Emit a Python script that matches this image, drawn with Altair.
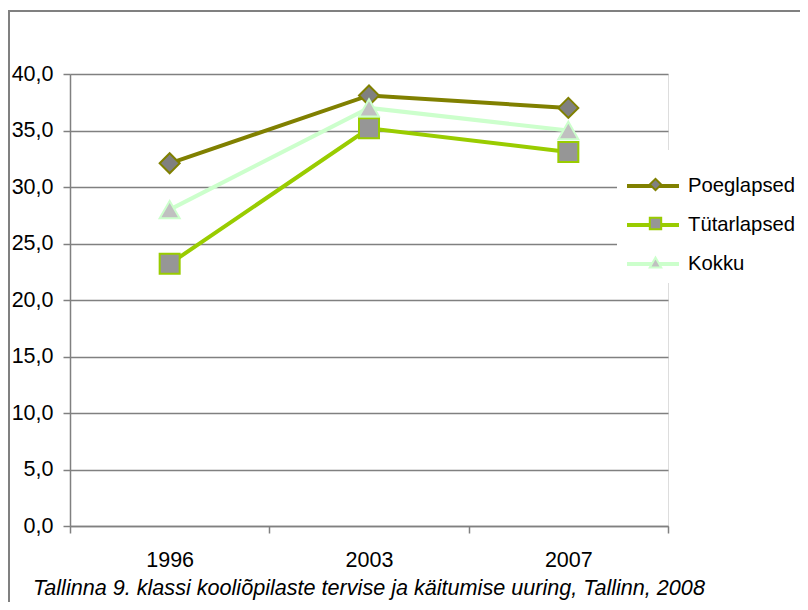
import altair as alt
import pandas as pd

years = ["1996", "2003", "2007"]
series = ["Poeglapsed", "Tütarlapsed", "Kokku"]
poeglapsed = [32.1, 38.1, 37.0]
tutarlapsed = [23.2, 35.2, 33.1]
kokku = [28.0, 37.0, 35.0]
line_colors = ["#808000", "#99cc00", "#ccffcc"]
marker_fills = ["#808080", "#969696", "#c0c0c0"]
marker_shapes = ["diamond", "square", "triangle-up"]
title_text = "Tallinna 9. klassi kooliõpilaste tervise ja käitumise uuring, Tallinn, 2008"

rows = []
for si, (name, vals) in enumerate(zip(series, [poeglapsed, tutarlapsed, kokku])):
    for yi, (yr, v) in enumerate(zip(years, vals)):
        rows.append({"Sari": name, "Sari2": name, "ord": si, "year": yr,
                     "pos": yi + 0.5, "value": v})
df = pd.DataFrame(rows)

FONT = "Liberation Sans"
GRAY = "#808080"
FS = 21.5
W, H = 598, 452
n = len(years)
label_expr = "[" + ",".join("'%s'" % y for y in years) + "][floor(datum.value)]"

yaxis = alt.Axis(values=list(range(0, 41, 5)),
                 labelExpr="replace(format(datum.value,'.1f'),'.',',')",
                 grid=True, gridColor=GRAY, gridWidth=1.5,
                 domainColor=GRAY, domainWidth=1.5, tickColor=GRAY, tickWidth=1.5,
                 tickSize=7, labelPadding=10, labelFontSize=FS, labelColor="black",
                 labelFont=FONT, title=None)
yenc = alt.Y("value:Q", scale=alt.Scale(domain=[0, 40], nice=False), axis=yaxis)
xscale = alt.Scale(domain=[0, n], nice=False, zero=False)

base = alt.Chart(df)

lines = base.mark_line(strokeWidth=4).encode(
    x=alt.X("pos:Q", scale=xscale,
            axis=alt.Axis(values=list(range(n + 1)), labels=False, ticks=True,
                          tickSize=7, tickColor=GRAY, tickWidth=1.5, grid=False,
                          domainColor=GRAY, domainWidth=1.5, title=None,
                          orient="bottom")),
    y=yenc,
    color=alt.Color("Sari:N", scale=alt.Scale(domain=series, range=line_colors),
                    legend=alt.Legend(title=None, orient="none", legendX=547, legendY=76,
                                      symbolType="stroke", symbolSize=2704,
                                      symbolStrokeWidth=4, labelFontSize=20.3,
                                      labelFont=FONT, labelColor="black",
                                      labelOffset=7, rowPadding=0, padding=8,
                                      fillColor="white", zindex=1)),
)

sortf = alt.EncodingSortField(field="ord", op="min")
points = base.mark_point(filled=True, size=400, strokeWidth=2, opacity=1).encode(
    x=alt.X("pos:Q", scale=xscale,
            axis=alt.Axis(values=[i + 0.5 for i in range(n)], labelExpr=label_expr,
                          ticks=False, tickSize=7, domain=False, grid=False,
                          labelPadding=23, labelFontSize=FS, labelFont=FONT,
                          labelColor="black", title=None, orient="bottom")),
    y=yenc,
    shape=alt.Shape("Sari2:N", sort=sortf, scale=alt.Scale(range=marker_shapes),
                    legend=alt.Legend(title=None, orient="none", legendX=575, legendY=100,
                                      symbolSize=130, symbolStrokeWidth=2,
                                      labelFontSize=21, labelExpr="''",
                                      rowPadding=17, padding=0, zindex=2)),
    fill=alt.Fill("Sari2:N", sort=sortf, scale=alt.Scale(range=marker_fills)),
    stroke=alt.Stroke("Sari2:N", sort=sortf, scale=alt.Scale(range=line_colors)),
)

deco = alt.Chart(pd.DataFrame({"t": [title_text]}))
frame_left = deco.mark_rule(stroke=GRAY, strokeWidth=2).encode(
    x=alt.value(-61), y=alt.value(-63), y2=alt.value(H + 80))
frame_top = deco.mark_rule(stroke=GRAY, strokeWidth=2).encode(
    x=alt.value(-62), x2=alt.value(W + 150), y=alt.value(-63))
title = deco.mark_text(fontStyle="italic", fontSize=21.6, font=FONT, color="black",
                       align="center", baseline="middle").encode(
    text="t:N", x=alt.value(W / 2), y=alt.value(H + 63))

chart = alt.layer(frame_left, frame_top, lines, points, title).resolve_scale(
    x="independent"
).properties(
    width=W, height=H,
    autosize=alt.AutoSizeParams(type="none"),
    padding={"left": 62, "top": 66, "right": 132, "bottom": 76},
).configure_view(stroke=None).configure(font=FONT)

chart.save("out.html", embed_options={"renderer": "svg", "actions": False})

=-=-=

### OBJECTIVE
Your task is to reproduce exactly the lines from the start of the data above through the line containing "y in years)", leaving every picture out.

### OUTPUT
Emit a Python script that matches this image, drawn with Altair.
import altair as alt
import pandas as pd

years = ["1996", "2003", "2007"]
series = ["Poeglapsed", "Tütarlapsed", "Kokku"]
poeglapsed = [32.1, 38.1, 37.0]
tutarlapsed = [23.2, 35.2, 33.1]
kokku = [28.0, 37.0, 35.0]
line_colors = ["#808000", "#99cc00", "#ccffcc"]
marker_fills = ["#808080", "#969696", "#c0c0c0"]
marker_shapes = ["diamond", "square", "triangle-up"]
title_text = "Tallinna 9. klassi kooliõpilaste tervise ja käitumise uuring, Tallinn, 2008"

rows = []
for si, (name, vals) in enumerate(zip(series, [poeglapsed, tutarlapsed, kokku])):
    for yi, (yr, v) in enumerate(zip(years, vals)):
        rows.append({"Sari": name, "Sari2": name, "ord": si, "year": yr,
                     "pos": yi + 0.5, "value": v})
df = pd.DataFrame(rows)

FONT = "Liberation Sans"
GRAY = "#808080"
FS = 21.5
W, H = 598, 452
n = len(years)
label_expr = "[" + ",".join("'%s'" % y for y in years) + "][floor(datum.value)]"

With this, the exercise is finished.